On the same day they released a new griddle, Weber has completed their process of becoming a private company once again. BDT Capital finished their purchase of all Class A shares of Weber, and the company is delisted from the stock exchange.
For over seven decades, Weber has been steadfast in its commitment to bring joy, fun, and moments of true human connection through outdoor cooking to spaces and places worldwide. With BDT’s continued support, we stay true to this mission as we progress in executing our long-term strategy and ensuring that we bring the industry’s highest performing, highest quality, and most innovative experiences to our customers and growing community of Weber owners.Weber CEO Alan Matula
Since Weber was going private, they released financials earlier in the month without much fanfare. The quarter continued where the last one left off, with down sales and negative earnings.

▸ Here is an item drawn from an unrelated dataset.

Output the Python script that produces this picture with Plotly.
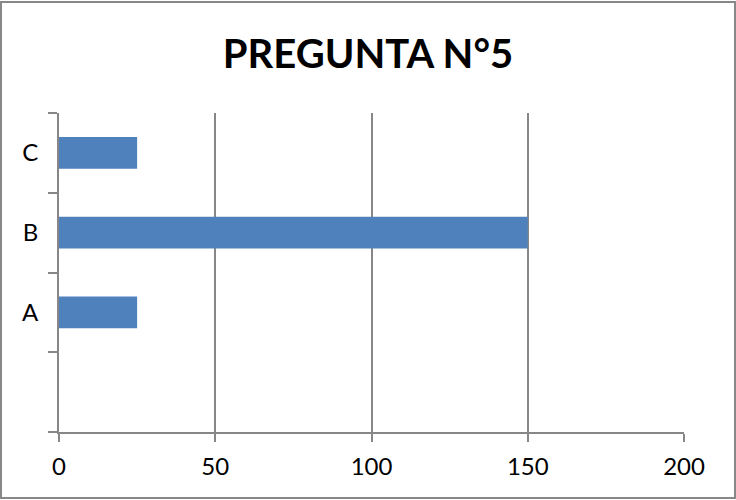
import plotly.graph_objects as go

# Respuestas a la pregunta 5
categories = ["A", "B", "C"]
values = [25, 150, 25]
axis_categories = [" ", "A", "B", "C"]
x_ticks = [0, 50, 100, 150, 200]

W, H = 736, 500
ML, MR, MT, MB = 59, 52, 113, 68
PW, PH = W - ML - MR, H - MT - MB

FONT = "Lato"
GRID = "#878787"

fig = go.Figure(
    go.Bar(
        x=values,
        y=categories,
        orientation="h",
        marker=dict(color="#4F81BD", line=dict(width=0)),
    )
)


def px_x(p):
    return (p - ML) / PW


def px_y(p):
    return (H - MB - p) / PH


fig.update_layout(
    width=W,
    height=H,
    margin=dict(l=ML, r=MR, t=MT, b=MB, pad=0),
    paper_bgcolor="white",
    plot_bgcolor="white",
    bargap=0.6,
    showlegend=False,
    title=dict(
        text="<b>PREGUNTA N°5</b>",
        x=0.5,
        xanchor="center",
        y=1 - 54 / H,
        yanchor="middle",
        font=dict(family=FONT, size=40, color="black"),
    ),
    xaxis=dict(
        range=[0, 200],
        tickvals=x_ticks,
        showgrid=True,
        gridcolor=GRID,
        gridwidth=2,
        zeroline=False,
        showline=True,
        linecolor=GRID,
        linewidth=2,
        ticks="outside",
        ticklen=8,
        tickwidth=2,
        tickcolor=GRID,
        ticklabelstandoff=4,
        tickfont=dict(family=FONT, size=24, color="black"),
        fixedrange=True,
    ),
    yaxis=dict(
        type="category",
        categoryorder="array",
        categoryarray=axis_categories,
        range=[-0.5, 3.5],
        tickson="boundaries",
        showgrid=False,
        zeroline=False,
        showline=True,
        linecolor=GRID,
        linewidth=2,
        ticks="outside",
        ticklen=9,
        tickwidth=2,
        tickcolor=GRID,
        ticklabelstandoff=14,
        tickfont=dict(family=FONT, size=24, color="black"),
        fixedrange=True,
    ),
    shapes=[
        dict(
            type="rect",
            xref="paper",
            yref="paper",
            x0=px_x(1),
            x1=px_x(735),
            y0=px_y(498),
            y1=px_y(2),
            line=dict(color="#888888", width=2),
            fillcolor="rgba(0,0,0,0)",
            layer="above",
        )
    ],
)

fig.write_html("out.html")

In what will be the last financial results we’ll get out of Weber, for the three months ended December 31, 2022, they saw sales decrease by 42% to $165 million. That translated to a net loss of $114 million and an adjusted EBITDA loss of $30 million.
The reason the gave was more of the same that we’ve seen across the grill market. There was slower retail traffic, both in-store and online, higher customer inventory levels, and negative macroeconomic factors.
With losses like that, it’s no surprise that Weber had to take on a ton of debt at a high interest rate, and has gone private to remain solvent.
Not surprisingly, not everyone is happy with Weber’s process of going private. After an IPO at around $14, then mismanagement of the company, and ultimately being bought back by their largest shareholder for $8.05, it’s been a strange couple of years.
The lawsuits filed in Delaware against Weber Inc. seek to inspect the books of the company. With BDT Capital having significant power on Weber’s board, they also want to determine if there was any conflict of interest in relation to the buyout and review the process.